By Timothy S. Donahue

Top Takeaways:

  • COP11 adopted sweeping new measures including an outright ban on novel nicotine products at all UN premises and strengthened provisions on environmental regulation and industry liability.
  • The debates over forward-looking measures, flavored and non-combustible products and industry influence highlighted persistent fault lines even after the formal decisions.
  • The industry must now anticipate expansion of regulatory scrutiny beyond cigarettes into product components, product waste, supply-chain liability and novel nicotine formats as enforcement enters the illegality domain via MOP4.

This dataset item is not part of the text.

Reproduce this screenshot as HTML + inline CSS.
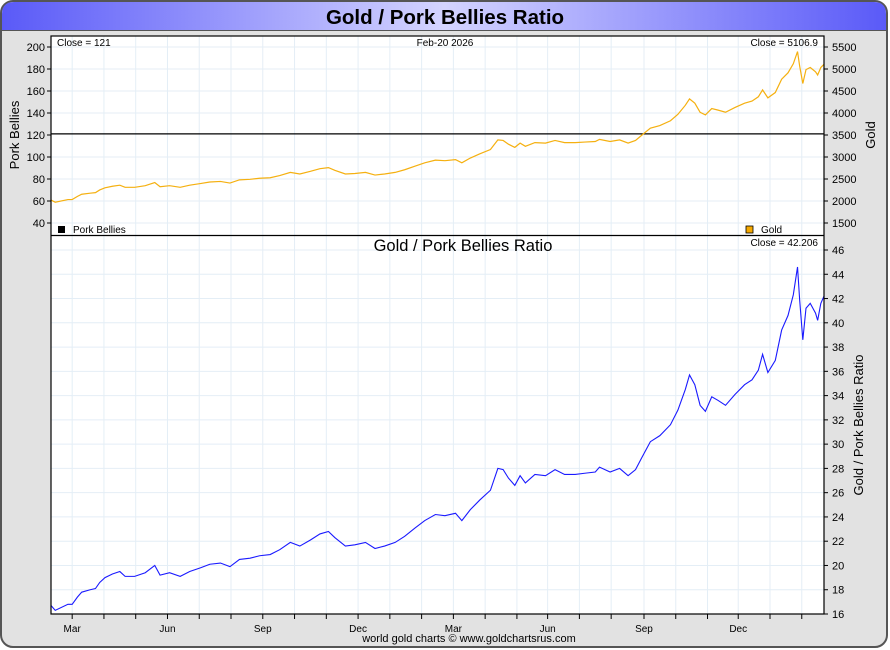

The six-day meeting of the Eleventh Session of the WHO Framework Convention on Tobacco Control (COP11) concluded in Geneva on November 22, 2025, with 160 Parties agreeing to a set of significant new regulatory measures addressing environmental harm, industry liability, and the regulation of novel nicotine products.

“These important decisions made by Parties to the Convention will contribute towards saving millions of lives in the years to come and protecting the planet from the environmental harms of tobacco,” said Andrew Black, Acting Head of the Convention Secretariat.

Key decisions included expanding regulation of product components and waste streams, requiring Parties to secure sustainable national funding for tobacco control programs, exploring legislative options to implement Article 19 on industry liability, and adopting supply-side measures under Article 2.1 on forward-looking tobacco control.

A landmark move was a decision calling for a complete ban on tobacco products, heated tobacco, novel nicotine products such as electronic nicotine delivery systems and electronic non-nicotine delivery systems (ENDS/ENNDS), and nicotine pouches on all United Nations indoor and outdoor premises worldwide.

COP11 convened amid longstanding debates within the treaty process, including disagreements over how to regulate non-combustible nicotine products, flavored vapes, and industry interference. Previous coverage noted that more than 20 Parties opposed the “invitation” language in future measures, arguing it threatened sovereign rights, while many others supported the draft text as non-binding but setting a precedent.

Parallel events like the “Good COP 2.0” conference raised concerns about the treaty’s secretive nature and the exclusion of consumer-voice and harm-reduction stakeholders from formal COP meetings.

For the tobacco and nicotine product sector, the Geneva meeting highlights that global regulators are increasingly going beyond traditional combustible tobacco rules to include environmental, liability, emerging product, and supply chain measures. Products previously considered “alternatives” are now clearly within the scope of regulation or ban. As one industry observer briefly noted, the COP adopted decisions that will “guide tobacco control efforts for years to come.”

However, critics say the WHO FCTC is naive in its approach to next-generation nicotine products. The WHO stance against all nicotine products, critics argue, keeps smoker’s smoking cigarettes when less risky options are available. The WHO’s harsh stance is also boosting black markets.

The Australian Border Force (ABF)-backed delegation is lead three seminars on global tobacco and vape policy at COP11 — even though reports from home show an unprecedented surge in illicit cigarettes and vapes.

Negotiators also addressed liability, environmental impact, and forward-looking policy options, while many outside observers warned that the talks are shifting toward prohibition at the expense of harm reduction. The Parties did not pass a full prohibition of nicotine products, but the proposal was seriously considered.

With COP11 concluded, the focus now shifts to the Fourth Meeting of the Parties (MOP4) to the Protocol to Eliminate Illicit Trade in Tobacco Products, which begins today (November 24–26) in Geneva. This gathering of 71 Parties will review regulatory frameworks and enforcement tools to fight illicit trade, which the FCTC estimates makes up 11% of the global tobacco market and costs more than US$47 billion in tax revenue every year.